While many of the battalions serve Thanksgiving meals on the actual holiday, some serve the meals early to allow Soldiers, such as those who may be graduating, a chance to spend the holiday with their families.
Cheryl Thomas, a cook who has been serving Soldiers at Fort Jackson holiday meals for more than 18 years, agreed.
"I enjoy making sure that the food is ready for the Soldiers during the holiday," Thomas said. "It is exciting."
As part of Army tradition, the menu - consisting of nearly three dozen items - will be served by commanders, unit staff and senior noncommissioned officers of each company.
Lt. Col. Darrell Aubrey, 187th Ordnance Battalion commander, said he would be front-and-center to serve his Soldiers, and would never miss the chance to let them know he cares during the holidays.
"Serving the Soldiers is part of the Army tradition, and something that has been done since I was a young Soldier.

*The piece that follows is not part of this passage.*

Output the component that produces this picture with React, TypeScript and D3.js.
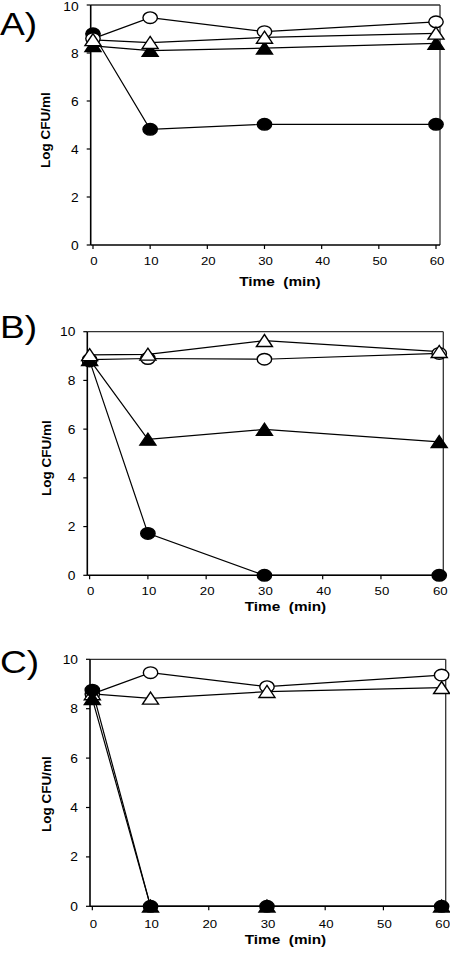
import React from 'react';
import * as d3 from 'd3';

// ---- data ----
const times = [0, 10, 30, 60];
const xTickValues = [0, 10, 20, 30, 40, 50, 60];
const yTickValues = [0, 2, 4, 6, 8, 10];
const panelLabels = ['A)', 'B)', 'C)'];
const xTitle = 'Time  (min)';
const yTitle = 'Log CFU/ml';

// Panel A
const aOpenCircle = [8.6, 9.47, 8.89, 9.3];
const aOpenTriangle = [8.55, 8.43, 8.65, 8.82];
const aFilledTriangle = [8.3, 8.1, 8.2, 8.4];
const aFilledCircle = [8.8, 4.82, 5.03, 5.03];
// Panel B
const bOpenCircle = [8.85, 8.9, 8.87, 9.11];
const bOpenTriangle = [9.05, 9.07, 9.63, 9.18];
const bFilledTriangle = [8.85, 5.58, 5.99, 5.48];
const bFilledCircle = [8.8, 1.72, 0, 0];
// Panel C
const cOpenCircle = [8.6, 9.46, 8.89, 9.36];
const cOpenTriangle = [8.6, 8.42, 8.69, 8.85];
const cFilledTriangle = [8.4, 0, 0, 0];
const cFilledCircle = [8.75, 0, 0, 0];

type Kind = 'openCircle' | 'openTriangle' | 'filledTriangle' | 'filledCircle';

const panelSeries: { kind: Kind; values: number[] }[][] = [
  [
    { kind: 'filledCircle', values: aFilledCircle },
    { kind: 'openCircle', values: aOpenCircle },
    { kind: 'filledTriangle', values: aFilledTriangle },
    { kind: 'openTriangle', values: aOpenTriangle },
  ],
  [
    { kind: 'filledCircle', values: bFilledCircle },
    { kind: 'openCircle', values: bOpenCircle },
    { kind: 'filledTriangle', values: bFilledTriangle },
    { kind: 'openTriangle', values: bOpenTriangle },
  ],
  [
    { kind: 'openCircle', values: cOpenCircle },
    { kind: 'openTriangle', values: cOpenTriangle },
    { kind: 'filledTriangle', values: cFilledTriangle },
    { kind: 'filledCircle', values: cFilledCircle },
  ],
];

// ---- layout ----
const layouts = [
  { left: 90.7, right: 440, top: 5, bottom: 245, letterY: 35, yTitleX: 45, yTitleY: 130, xTitleX: 280, xTitleY: 286, tickLabelDy: 20 },
  { left: 87.3, right: 443.3, top: 331.7, bottom: 575.3, letterY: 338, yTitleX: 46, yTitleY: 458, xTitleX: 285.5, xTitleY: 611, tickLabelDy: 20 },
  { left: 90, right: 445.7, top: 659.3, bottom: 906.3, letterY: 673, yTitleX: 46, yTitleY: 794, xTitleX: 285.5, xTitleY: 944, tickLabelDy: 22 },
];

const FONT = 'Liberation Sans, Arial, Helvetica, sans-serif';
const SX = 1.15;

function Marker({ kind, x, y }: { kind: Kind; x: number; y: number }) {
  if (kind === 'openCircle' || kind === 'filledCircle') {
    const filled = kind === 'filledCircle';
    return (
      <ellipse cx={x} cy={y} rx={7.2} ry={5.8} fill={filled ? '#000' : '#fff'} stroke="#000" strokeWidth={1.4} />
    );
  }
  const filled = kind === 'filledTriangle';
  const p = `M${x},${y - 6.2} L${x + 8},${y + 5.8} L${x - 8},${y + 5.8} Z`;
  return <path d={p} fill={filled ? '#000' : '#fff'} stroke="#000" strokeWidth={1.4} strokeLinejoin="miter" />;
}

function Panel({ idx }: { idx: number }) {
  const L = layouts[idx];
  const x = d3.scaleLinear().domain([-0.4, 60.7]).range([L.left, L.right]);
  const y = d3.scaleLinear().domain([0, 10]).range([L.bottom, L.top]);
  const line = d3
    .line<number>()
    .x((_, i) => x(times[i]))
    .y((d) => y(d));
  const series = panelSeries[idx];
  return (
    <g>
      {/* frame */}
      <line x1={L.left} x2={L.right} y1={L.top} y2={L.top} stroke="#333" strokeWidth={1.3} />
      <line x1={L.right} x2={L.right} y1={L.top} y2={L.bottom} stroke="#333" strokeWidth={1.3} />
      <line x1={L.left} x2={L.right} y1={L.bottom} y2={L.bottom} stroke="#000" strokeWidth={1.6} />
      <line x1={L.left} x2={L.left} y1={L.top} y2={L.bottom} stroke="#000" strokeWidth={1.6} />
      {/* y ticks */}
      {yTickValues.map((t) => (
        <g key={'y' + t}>
          <line x1={L.left - 4} x2={L.left} y1={y(t)} y2={y(t)} stroke="#000" strokeWidth={1.2} />
          <text
            transform={`translate(${L.left - 12},${Math.max(y(t) + 4.5, 10.5)}) scale(${SX},1)`}
            textAnchor="end"
            fontFamily={FONT}
            fontSize={12}
            fill="#000"
          >
            {t}
          </text>
        </g>
      ))}
      {/* x ticks */}
      {xTickValues.map((t) => (
        <g key={'x' + t}>
          <line x1={x(t)} x2={x(t)} y1={L.bottom} y2={L.bottom + 4} stroke="#000" strokeWidth={1.2} />
          <text
            transform={`translate(${x(t) + 1},${L.bottom + L.tickLabelDy}) scale(${SX},1)`}
            textAnchor="middle"
            fontFamily={FONT}
            fontSize={11.5}
            fill="#000"
          >
            {t}
          </text>
        </g>
      ))}
      {/* lines */}
      {series.map((s, i) => (
        <path key={'l' + i} d={line(s.values) || ''} fill="none" stroke="#000" strokeWidth={1.2} />
      ))}
      {/* markers */}
      {series.map((s, i) => (
        <g key={'m' + i}>
          {s.values.map((v, j) => (
            <Marker key={j} kind={s.kind} x={x(times[j])} y={y(v)} />
          ))}
        </g>
      ))}
      {/* titles */}
      <text
        transform={`translate(${L.xTitleX},${L.xTitleY}) scale(1.18,1)`}
        textAnchor="middle"
        fontFamily={FONT}
        fontWeight="bold"
        fontSize={13}
        fill="#000"
        style={{ whiteSpace: 'pre' }}
      >
        {xTitle}
      </text>
      <text
        transform={`translate(${L.yTitleX + 5},${L.yTitleY}) rotate(-90)`}
        textAnchor="middle"
        fontFamily={FONT}
        fontWeight="bold"
        fontSize={13.5}
        fill="#000"
      >
        {yTitle}
      </text>
      <text
        transform={`translate(0,${L.letterY}) scale(1.2,1)`}
        fontFamily={FONT}
        fontSize={31}
        fill="#000"
      >
        {panelLabels[idx]}
      </text>
    </g>
  );
}

export default function App() {
  return (
    <svg
      width={450}
      height={954}
      viewBox="0 0 450 954"
      style={{ position: 'absolute', left: 0, top: 0, display: 'block', background: '#fff' }}
    >
      <rect x={0} y={0} width={450} height={954} fill="#fff" />
      {[0, 1, 2].map((i) => (
        <Panel key={i} idx={i} />
      ))}
    </svg>
  );
}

It lets them know that we care about them and also builds camaraderie," Aubrey said. "For many of them, this is their first time away from home for Thanksgiving. Serving them lets them know that their pseudo mom and dad, (the Army), cares about them on Thanksgiving."
Worthy said good food and service is important, but ambiance is another essential part in making the Soldiers feel comfortable during their Thanksgiving meal.
"It looks like a different dining facility once we get done decorating," Worthy said. "It is a time for the Soldiers to eat a good meal in peace and relax."
Post-wide, more than 15,000 Soldiers are served during the Thanksgiving holiday, and they are often joined by retirees, cadre and other members of the Fort Jackson community.
Thomas said the countless hours of hard work are appreciated by the Soldiers.
"Typical responses (from Soldiers) are we really enjoy the meal. It's almost as good as my mom's."